DATA EXTRACT.
━━━

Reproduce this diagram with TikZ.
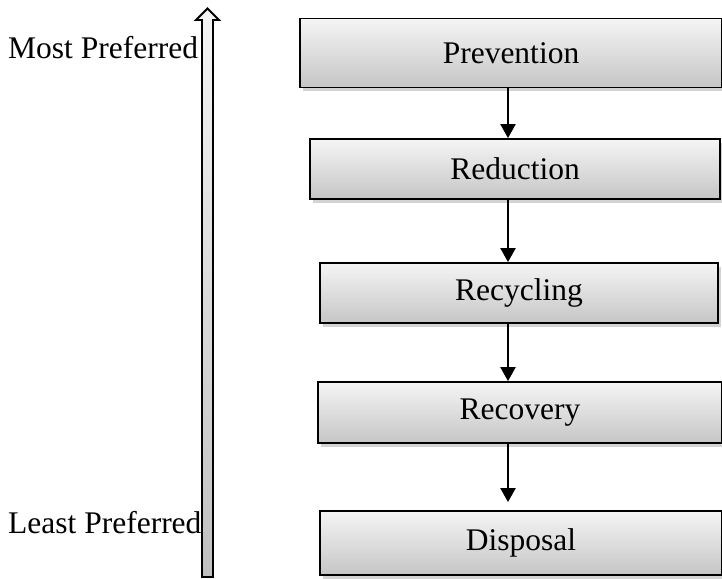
\documentclass[tikz,border=0pt]{standalone}
\usepackage{fontspec}
\setmainfont{Liberation Serif}
\usetikzlibrary{arrows.meta,shadows}

\tikzset{
  stagebox/.style={draw, line width=1.8pt, top color=gray!8, bottom color=gray!45,
    drop shadow={shadow xshift=2.5pt, shadow yshift=-3.5pt, opacity=0.35},
    inner sep=0pt, font=\fontsize{31.5}{37}\selectfont},
  flow/.style={line width=2.2pt, -{Triangle[width=15pt,length=14pt]}},
  sidelabel/.style={anchor=base west, inner sep=0pt, font=\fontsize{31.5}{37}\selectfont}
}

\begin{document}
\begin{tikzpicture}[x=1pt,y=-1pt]
\useasboundingbox (0,0) rectangle (722,578);

% preference axis
\shadedraw[top color=gray!8, bottom color=gray!50, line width=1.8pt]
  (202,577) -- (202,20) -- (196,20) -- (207.5,8.5) -- (219,20) -- (213,20) -- (213,577) -- cycle;
\node[sidelabel] (most) at (8,59) {Most Preferred};
\node[sidelabel] (least) at (8,533) {Least Preferred};

% hierarchy
\node[stagebox, minimum width=422pt, minimum height=69pt] (prevention) at (511,53) {Prevention};
\node[stagebox, minimum width=410pt, minimum height=60pt] (reduction) at (515,169) {Reduction};
\node[stagebox, minimum width=398pt, minimum height=60pt] (recycling) at (519,293) {Recycling};
\node[stagebox, minimum width=404pt, minimum height=61pt] (recovery) at (520,412.5) {Recovery};
\node[stagebox, minimum width=402pt, minimum height=64pt] (disposal) at (521,543) {Disposal};

\coordinate (axis) at (508,0);
\draw[flow] (prevention.south -| axis) -- (reduction.north -| axis);
\draw[flow] (reduction.south -| axis) -- (recycling.north -| axis);
\draw[flow] (recycling.south -| axis) -- (recovery.north -| axis);
\draw[flow, shorten >=8pt] (recovery.south -| axis) -- (disposal.north -| axis);
\end{tikzpicture}
\end{document}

━━━

Transcribe the listing above verbatim. Omit the pictures.

ANSWER TO THIS PROBLEM.
Reproduce this diagram with TikZ.
\documentclass[tikz,border=0pt]{standalone}
\usepackage{fontspec}
\setmainfont{Liberation Serif}
\usetikzlibrary{arrows.meta,shadows}

\tikzset{
  stagebox/.style={draw, line width=1.8pt, top color=gray!8, bottom color=gray!45,
    drop shadow={shadow xshift=2.5pt, shadow yshift=-3.5pt, opacity=0.35},
    inner sep=0pt, font=\fontsize{31.5}{37}\selectfont},
  flow/.style={line width=2.2pt, -{Triangle[width=15pt,length=14pt]}},
  sidelabel/.style={anchor=base west, inner sep=0pt, font=\fontsize{31.5}{37}\selectfont}
}

\begin{document}
\begin{tikzpicture}[x=1pt,y=-1pt]
\useasboundingbox (0,0) rectangle (722,578);

% preference axis
\shadedraw[top color=gray!8, bottom color=gray!50, line width=1.8pt]
  (202,577) -- (202,20) -- (196,20) -- (207.5,8.5) -- (219,20) -- (213,20) -- (213,577) -- cycle;
\node[sidelabel] (most) at (8,59) {Most Preferred};
\node[sidelabel] (least) at (8,533) {Least Preferred};

% hierarchy
\node[stagebox, minimum width=422pt, minimum height=69pt] (prevention) at (511,53) {Prevention};
\node[stagebox, minimum width=410pt, minimum height=60pt] (reduction) at (515,169) {Reduction};
\node[stagebox, minimum width=398pt, minimum height=60pt] (recycling) at (519,293) {Recycling};
\node[stagebox, minimum width=404pt, minimum height=61pt] (recovery) at (520,412.5) {Recovery};
\node[stagebox, minimum width=402pt, minimum height=64pt] (disposal) at (521,543) {Disposal};

\coordinate (axis) at (508,0);
\draw[flow] (prevention.south -| axis) -- (reduction.north -| axis);
\draw[flow] (reduction.south -| axis) -- (recycling.north -| axis);
\draw[flow] (recycling.south -| axis) -- (recovery.north -| axis);
\draw[flow, shorten >=8pt] (recovery.south -| axis) -- (disposal.north -| axis);
\end{tikzpicture}
\end{document}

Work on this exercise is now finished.